_Data shown:_
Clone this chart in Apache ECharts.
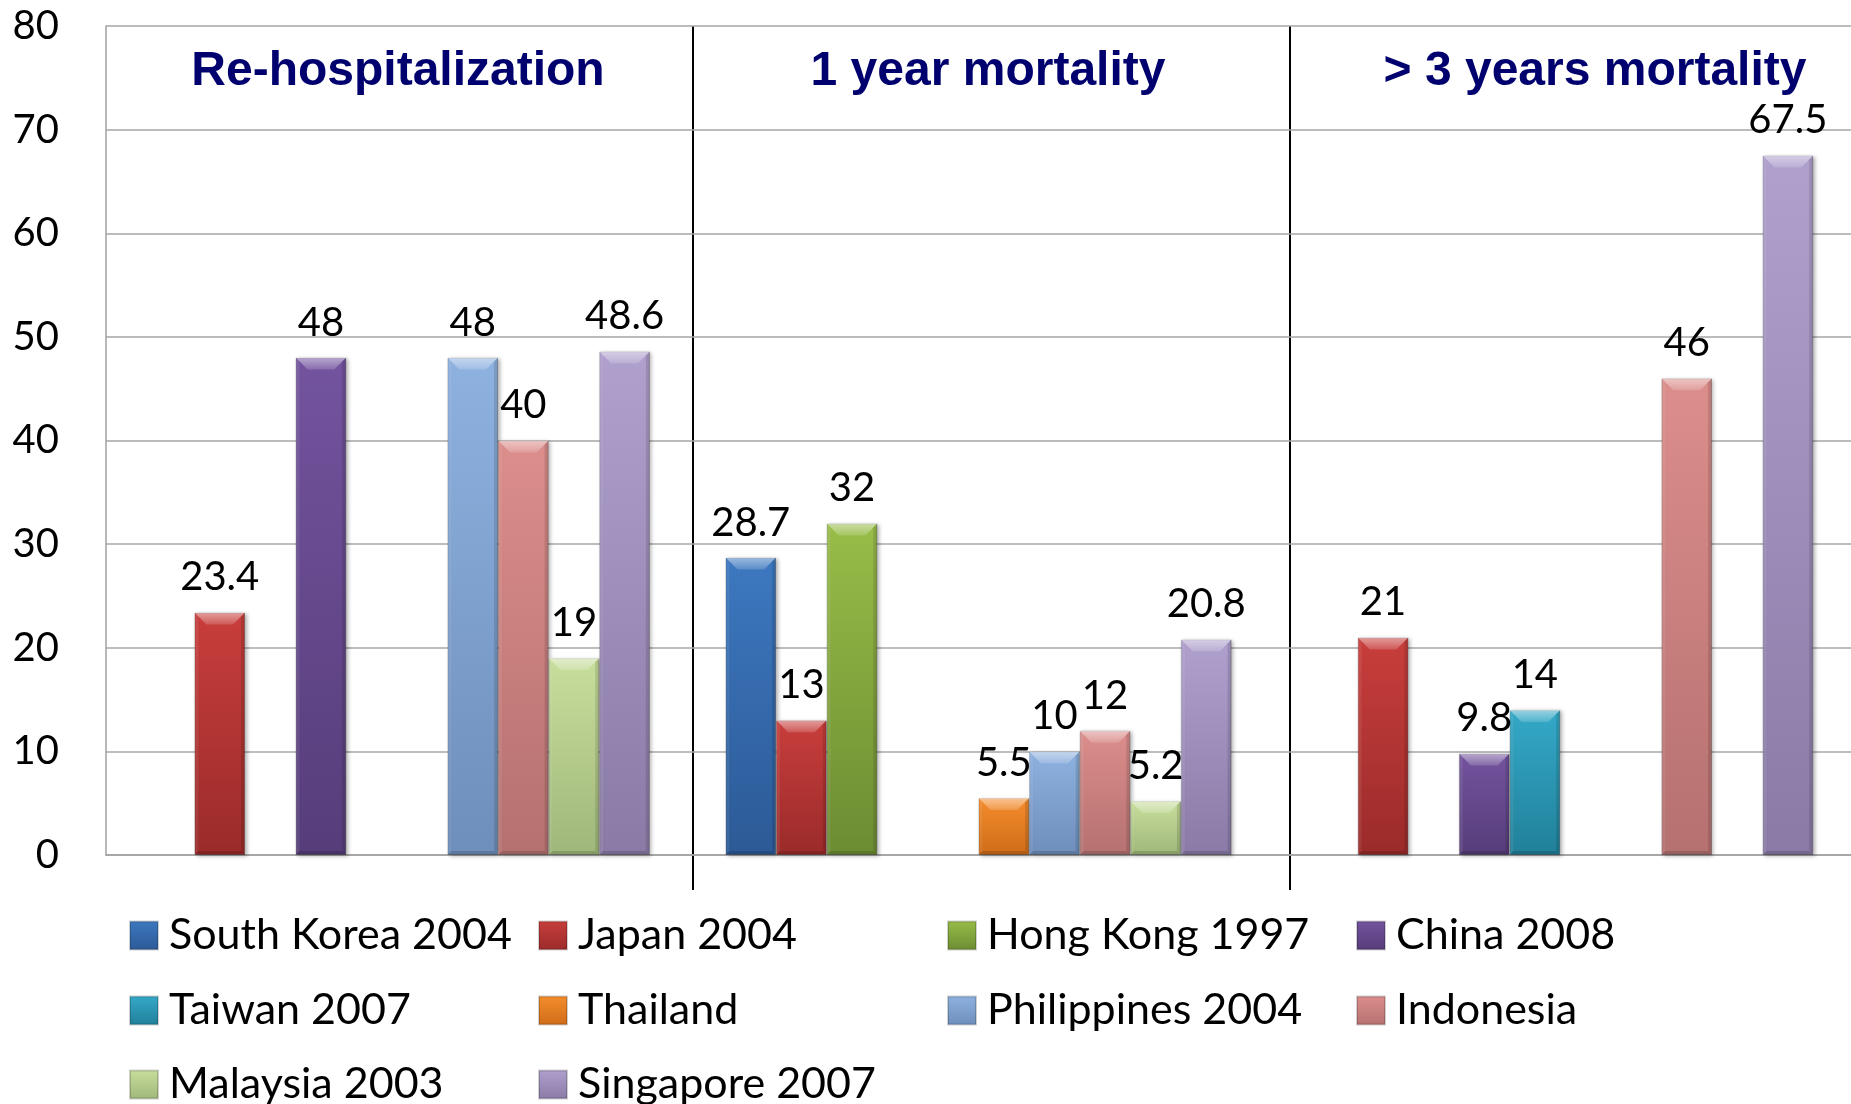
<!DOCTYPE html>
<html>
<head>
<meta charset="utf-8">
<script src="https://cdn.jsdelivr.net/npm/echarts@6/dist/echarts.min.js"></script>
<style>
  html, body { margin: 0; padding: 0; background: #fff; }
  #chart { width: 1851px; height: 1104px; }
</style>
</head>
<body>
<div id="chart"></div>
<script>
// categories (shown as headings inside the plot)
var categories = ['Re-hospitalization', '1 year mortality', '> 3 years mortality'];

// series names, in the order the bars sit inside each group
var seriesNames = ['South Korea 2004', 'Japan 2004', 'Hong Kong 1997', 'China 2008', 'Taiwan 2007',
                   'Thailand', 'Philippines 2004', 'Indonesia', 'Malaysia 2003', 'Singapore 2007'];

// values per series: [Re-hospitalization, 1 year mortality, > 3 years mortality]
var southKorea  = [null, 28.7, null];
var japan       = [23.4, 13, 21];
var hongKong    = [null, 32, null];
var china       = [48, null, 9.8];
var taiwan      = [null, null, 14];
var thailand    = [null, 5.5, null];
var philippines = [48, 10, null];
var indonesia   = [40, 12, 46];
var malaysia    = [19, 5.2, null];
var singapore   = [48.6, 20.8, 67.5];

var allValues = [southKorea, japan, hongKong, china, taiwan, thailand, philippines, indonesia, malaysia, singapore];

// top / bottom colours of each bar gradient
var barColors = [
    ['#3d78c0', '#2c5a96'],
    ['#c83e3c', '#9a2b2a'],
    ['#98bd48', '#6c8c32'],
    ['#73539e', '#563d7a'],
    ['#34a9c8', '#21809a'],
    ['#f48d2c', '#cf6c18'],
    ['#8eb2e0', '#6e8ebb'],
    ['#dc8e8c', '#b57170'],
    ['#c8de9c', '#9fb77a'],
    ['#b0a0ce', '#8a7aa6']
];

// legend grid: 4 columns x 3 rows, series index per cell (row major)
var legendCells = [
    [0, 1, 2, 3],
    [4, 5, 6, 7],
    [8, 9]
];
var legendColX = [129, 538, 947, 1356];
var legendRowY = [914, 989, 1063];

var GAP = 0.13;   // barCategoryGap as a fraction

var chart = echarts.init(document.getElementById('chart'));

var series = seriesNames.map(function (name, i) {
    return {
        name: name,
        type: 'bar',
        barGap: 0,
        barCategoryGap: (GAP * 100) + '%',
        data: allValues[i],
        itemStyle: {
            color: new echarts.graphic.LinearGradient(0, 0, 0, 1, [
                { offset: 0, color: barColors[i][0] },
                { offset: 1, color: barColors[i][1] }
            ]),
            borderColor: 'rgba(0,0,0,0.18)',
            borderWidth: 1,
            shadowColor: 'rgba(0,0,0,0.3)',
            shadowBlur: 4,
            shadowOffsetX: 2,
            shadowOffsetY: 1
        },
        label: {
            show: true,
            position: 'top',
            distance: 15,
            color: '#000',
            fontFamily: 'Lato',
            fontSize: 40
        }
    };
});

// bevel overlay: [category index, value, series index]
var bevelData = [];
allValues.forEach(function (vals, i) {
    vals.forEach(function (v, j) {
        if (v != null) bevelData.push([j, v, i]);
    });
});

function renderBevel(params, api) {
    var cat = api.value(0), idx = api.value(2);
    var base = api.coord([cat, 0]);
    var top = api.coord([cat, api.value(1)]);
    var band = api.size([1, 0])[0];
    var bw = band * (1 - GAP) / seriesNames.length;
    var x0 = base[0] - band * (1 - GAP) / 2 + idx * bw;
    var x1 = x0 + bw;
    var y0 = top[1], y1 = base[1];
    var h = y1 - y0;
    var b = Math.min(12, h / 2);
    var s = 4;
    var bb = Math.min(4, h / 4);
    return {
        type: 'group',
        children: [
            { type: 'polygon', shape: { points: [[x0, y0], [x1, y0], [x1 - b, y0 + b], [x0 + b, y0 + b]] },
              style: { fill: new echarts.graphic.LinearGradient(0, 0, 0, 1, [
                  { offset: 0, color: 'rgba(255,255,255,0.5)' },
                  { offset: 1, color: 'rgba(255,255,255,0.15)' }]) } },
            { type: 'polygon', shape: { points: [[x0, y0], [x0 + s, y0 + s], [x0 + s, y1 - bb], [x0, y1]] },
              style: { fill: 'rgba(255,255,255,0.08)' } },
            { type: 'polygon', shape: { points: [[x1, y0], [x1 - s, y0 + s], [x1 - s, y1 - bb], [x1, y1]] },
              style: { fill: 'rgba(0,0,0,0.12)' } },
            { type: 'polygon', shape: { points: [[x0, y1], [x0 + s, y1 - bb], [x1 - s, y1 - bb], [x1, y1]] },
              style: { fill: 'rgba(0,0,0,0.15)' } }
        ]
    };
}

series.push({
    type: 'custom',
    name: 'bevel',
    silent: true,
    z: 3,
    renderItem: renderBevel,
    encode: { x: 0, y: 1 },
    data: bevelData
});

// one legend component per cell so the columns line up
var legends = [];
legendCells.forEach(function (row, r) {
    row.forEach(function (si, c) {
        legends.push({
            orient: 'horizontal',
            left: legendColX[c],
            top: legendRowY[r],
            data: [seriesNames[si]],
            icon: 'rect',
            itemWidth: 28,
            itemHeight: 28,
            selectedMode: false,
            padding: 0,
            textStyle: {
                color: '#000',
                fontFamily: 'Lato',
                fontSize: 43,
                padding: [0, 0, 0, 6]
            }
        });
    });
});

var headingX = [398, 988, 1595];
var separatorX = [693, 1290];

var graphics = [];
categories.forEach(function (c, i) {
    graphics.push({
        type: 'text',
        x: headingX[i],
        y: 72,
        style: {
            text: c,
            fill: '#00006e',
            font: 'bold 48px "Liberation Sans", Arial, sans-serif',
            textAlign: 'center',
            textVerticalAlign: 'middle'
        }
    });
});
separatorX.forEach(function (x) {
    graphics.push({
        type: 'line',
        shape: { x1: x, y1: 26, x2: x, y2: 890 },
        style: { stroke: '#000', lineWidth: 2 }
    });
});

var option = {
    backgroundColor: '#fff',
    animation: false,
    grid: { left: 106, right: 0, top: 26, bottom: 249 },
    legend: legends,
    xAxis: {
        type: 'category',
        data: categories,
        axisLabel: { show: false },
        axisTick: { show: false },
        axisLine: { lineStyle: { color: '#a0a0a0', width: 1.5 } }
    },
    yAxis: {
        type: 'value',
        min: 0,
        max: 80,
        interval: 10,
        axisLine: { show: true, lineStyle: { color: '#a0a0a0', width: 1.5 } },
        axisTick: { show: false },
        splitLine: { lineStyle: { color: '#a6a6a6', width: 1.5 } },
        axisLabel: { color: '#000', fontFamily: 'Lato', fontSize: 40, margin: 47 }
    },
    series: series,
    graphic: graphics
};

chart.setOption(option);
</script>
</body>
</html>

_Exercise goal:_ Please extract exactly the lines of the data, from the first through the line containing "[48.6, 20.8, 67.5];", and add no pictures to the copy.

_Response to the exercise:_
Clone this chart in Apache ECharts.
<!DOCTYPE html>
<html>
<head>
<meta charset="utf-8">
<script src="https://cdn.jsdelivr.net/npm/echarts@6/dist/echarts.min.js"></script>
<style>
  html, body { margin: 0; padding: 0; background: #fff; }
  #chart { width: 1851px; height: 1104px; }
</style>
</head>
<body>
<div id="chart"></div>
<script>
// categories (shown as headings inside the plot)
var categories = ['Re-hospitalization', '1 year mortality', '> 3 years mortality'];

// series names, in the order the bars sit inside each group
var seriesNames = ['South Korea 2004', 'Japan 2004', 'Hong Kong 1997', 'China 2008', 'Taiwan 2007',
                   'Thailand', 'Philippines 2004', 'Indonesia', 'Malaysia 2003', 'Singapore 2007'];

// values per series: [Re-hospitalization, 1 year mortality, > 3 years mortality]
var southKorea  = [null, 28.7, null];
var japan       = [23.4, 13, 21];
var hongKong    = [null, 32, null];
var china       = [48, null, 9.8];
var taiwan      = [null, null, 14];
var thailand    = [null, 5.5, null];
var philippines = [48, 10, null];
var indonesia   = [40, 12, 46];
var malaysia    = [19, 5.2, null];
var singapore   = [48.6, 20.8, 67.5];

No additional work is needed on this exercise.